Chinese president Hu flies to Tibetan quake zone

April 18, 2010 05:42 pm | Updated November 28, 2021 08:45 pm IST - JIEGU

Chinese President Hu Jintao comforts a girl receiving medical treatment at Jiegu town in earthquake-hit Yushu county in west China's Qinghai province.

Chinese President Hu Jintao comforts a girl receiving medical treatment at Jiegu town in earthquake-hit Yushu county in west China's Qinghai province.

Chinese President Hu Jintao cradled an injured Tibetan girl as she wept on Sunday and promised speedy aid for the scores left homeless when a massive earthquake struck this remote, mountainous region, killing more than 1,700 people.

Mr. Hu cut short an official trip to South America to deal with the disaster in far west China’s Qinghai province.

The president’s trip included visits with displaced families living in tents and rescue teams as they dug through debris. He also sat with injured survivors in a field hospital and promised the Communist Party and the government was doing everything they could to help the quake victims. Most of the affected were Tibetan.

“I guarantee the party and the government will help you build a new home and make sure your children can return to school as soon as possible,” Mr. Hu told a family living in a tent.

Footage on China Central Television also showed Mr. Hu grasping the hand of a monk as he pledged that every effort would be made to save anyone still trapped under the rubble. “As long as there is a ray of hope we will try 100 times harder to save lives,” he said.

Earlier Sunday, the official Xinhua News Agency reported that a 68-year-old man was pulled from the rubble four days after the quake hit Wednesday morning. It said the man, Dawa, only suffered broken ribs and had been trapped in a space that allowed him to move around.

At a field hospital set up on the grounds of a sports stadium, Mr. Hu sat on the bed of a Tibetan middle school student identified by China Central Television as Zhuoma, and held her as she wept. Her right arm was bandaged and supported by a sling.

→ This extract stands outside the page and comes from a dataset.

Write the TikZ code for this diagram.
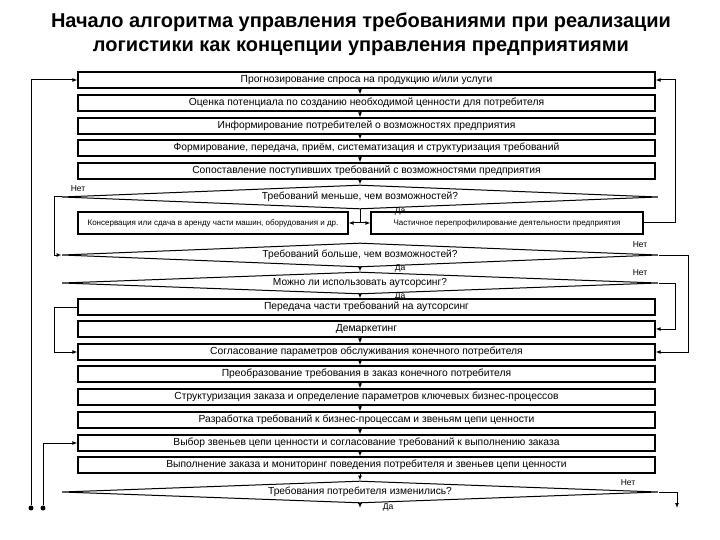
\documentclass[tikz,border=0pt]{standalone}
\usepackage{fontspec}
\setmainfont{Liberation Sans}
\usetikzlibrary{shapes.geometric, arrows.meta}

\begin{document}
\begin{tikzpicture}[x=1pt, y=-1pt,
    stage/.style={draw, line width=1.2pt, minimum width=577pt, minimum height=16pt, inner sep=0pt, font=\fontsize{10.3}{12}\selectfont},
    side/.style={draw, line width=1.2pt, minimum height=22pt, inner sep=0pt, font=\fontsize{8}{9}\selectfont},
    query/.style={diamond, draw, line width=1pt, fill=white, aspect=25, inner sep=0pt, minimum width=596pt, minimum height=24pt, font=\fontsize{10.2}{12}\selectfont},
    flow/.style={line width=1pt, -{Latex[length=5pt, width=4pt]}},
    link/.style={line width=1pt},
    tag/.style={font=\fontsize{8.5}{10}\selectfont, inner sep=1pt},
    dot/.style={circle, fill, inner sep=0pt, minimum size=5pt}]
    \useasboundingbox (0,0) rectangle (720,540);

    % Title
    \node[font=\bfseries\fontsize{20}{24}\selectfont, align=center] (title) at (361,34)
        {Начало алгоритма управления требованиями при реализации\\логистики как концепции управления предприятиями};

    % Upper stages
    \node[stage] (forecast) at (366.5,80) {Прогнозирование спроса на продукцию и/или услуги};
    \node[stage] (assess) at (366.5,103) {Оценка потенциала по созданию необходимой ценности для потребителя};
    \node[stage] (inform) at (366.5,126) {Информирование потребителей о возможностях предприятия};
    \node[stage] (collect) at (366.5,148) {Формирование, передача, приём, систематизация и структуризация требований};
    \node[stage] (compare) at (366.5,171) {Сопоставление поступивших требований с возможностями предприятия};

    % First decision and its two boxes
    \node[query] (dless) at (360,197) {Требований меньше, чем возможностей?};
    \node[side, minimum width=270pt] (conserve) at (213,223) {Консервация или сдача в аренду части машин, оборудования и др.};
    \node[side, minimum width=272pt] (reprofile) at (507,223) {Частичное перепрофилирование деятельности предприятия};

    % Second and third decisions
    \node[query] (dmore) at (360,255) {Требований больше, чем возможностей?};
    \node[query, minimum height=22pt] (doutsrc) at (360,283) {Можно ли использовать аутсорсинг?};

    % Lower stages
    \node[stage] (outsrc) at (366.5,307) {Передача части требований на аутсорсинг};
    \node[stage] (demark) at (366.5,329) {Демаркетинг};
    \node[stage] (agree) at (366.5,352) {Согласование параметров обслуживания конечного потребителя};
    \node[stage] (convert) at (366.5,374) {Преобразование требования в заказ конечного потребителя};
    \node[stage] (struct) at (366.5,397) {Структуризация заказа и определение параметров ключевых бизнес-процессов};
    \node[stage] (develop) at (366.5,420) {Разработка требований к бизнес-процессам и звеньям цепи ценности};
    \node[stage] (select) at (366.5,443) {Выбор звеньев цепи ценности и согласование требований к выполнению заказа};
    \node[stage] (execute) at (366.5,465) {Выполнение заказа и мониторинг поведения потребителя и звеньев цепи ценности};

    % Last decision
    \node[query, minimum height=22pt] (dchange) at (360,492) {Требования потребителя изменились?};

    % Free ends
    \coordinate (axis) at (360,0);
    \coordinate (yes1) at (360,223);
    \coordinate (endyes) at (360,508);
    \coordinate (endno) at (677,508);
    \node[dot] (start1) at (31,508) {};
    \node[dot] (start2) at (43,508) {};

    % Main column of arrows
    \foreach \a/\b in {forecast/assess, assess/inform, inform/collect, collect/compare, compare/dless,
                       dmore/doutsrc, doutsrc/outsrc, demark/agree, agree/convert, convert/struct,
                       struct/develop, develop/select, select/execute, execute/dchange}
        \draw[flow] (\a.south -| axis) -- (\b.north -| axis);
    \draw[flow] (dchange.south) -- (endyes);

    % Branches of the first decision
    \draw[link] (dless.south) -- (yes1);
    \draw[flow] (yes1) -- (conserve.east);
    \draw[flow] (yes1) -- (reprofile.west);
    \draw[flow] (dless.west) -- ++(-7,0) |- (dmore.west);
    \draw[flow] (reprofile.east) -- ++(32,0) |- (forecast.east);

    % Branches of the other decisions
    \draw[flow] (dmore.east) -- ++(30,0) |- (agree.east);
    \draw[flow] (doutsrc.east) -- ++(17,0) |- (demark.east);
    \draw[flow] (outsrc.west) -- ++(-23,0) |- (agree.west);
    \draw[flow] (dchange.east) -| (endno);

    % Returns on the left
    \draw[flow] (start1) |- (forecast.west);
    \draw[flow] (start2) |- (select.west);

    % Answers
    \node[tag] (no1) at (78,189) {Нет};
    \node[tag] (yes1t) at (400,211) {Да};
    \node[tag] (no2) at (640,245) {Нет};
    \node[tag] (yes2) at (400,268) {Да};
    \node[tag] (no3) at (640,273) {Нет};
    \node[tag] (yes3) at (400,296) {Да};
    \node[tag] (no4) at (628,483) {Нет};
    \node[tag] (yes4) at (388,507) {Да};

\end{tikzpicture}
\end{document}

“Rest assured, you will have a full recovery,” he told her. “Don’t worry. I know you are a good girl. Be strong. You will have a bright future. Grandpa will be thinking of you.”

The death toll rose on Sunday by a few hundred to 1,706 with 256 still missing, the official Xinhua News Agency said, citing the rescue headquarters in Jiegu. It said 12,128 were injured, including 1,424 in serious condition.

Most of the survivors who were not evacuated to hospitals elsewhere are now living in tents and have basic food and clean water, Zou Ming, head of disaster relief at the Ministry of Civil Affairs, told a news conference in Beijing.

Still, Mr. Zou said, getting aid to the region, which is a 12-hour drive from the provincial capital, remains a problem.

Hundreds of the dead have been cremated. In a hillside ceremony on Saturday, Buddhist monks in face masks set ablaze piles of blanket-wrapped bodies in a mass cremation, as necessity forced them to break with the local tradition of “sky burials” — leaving corpses on a platform to be devoured by vultures.

Rescue workers were still searching for survivors and bodies in schools. The quake destroyed more than a third of the school buildings in Jiegu and rendered the rest dangerous, according to the Qinghai provincial government.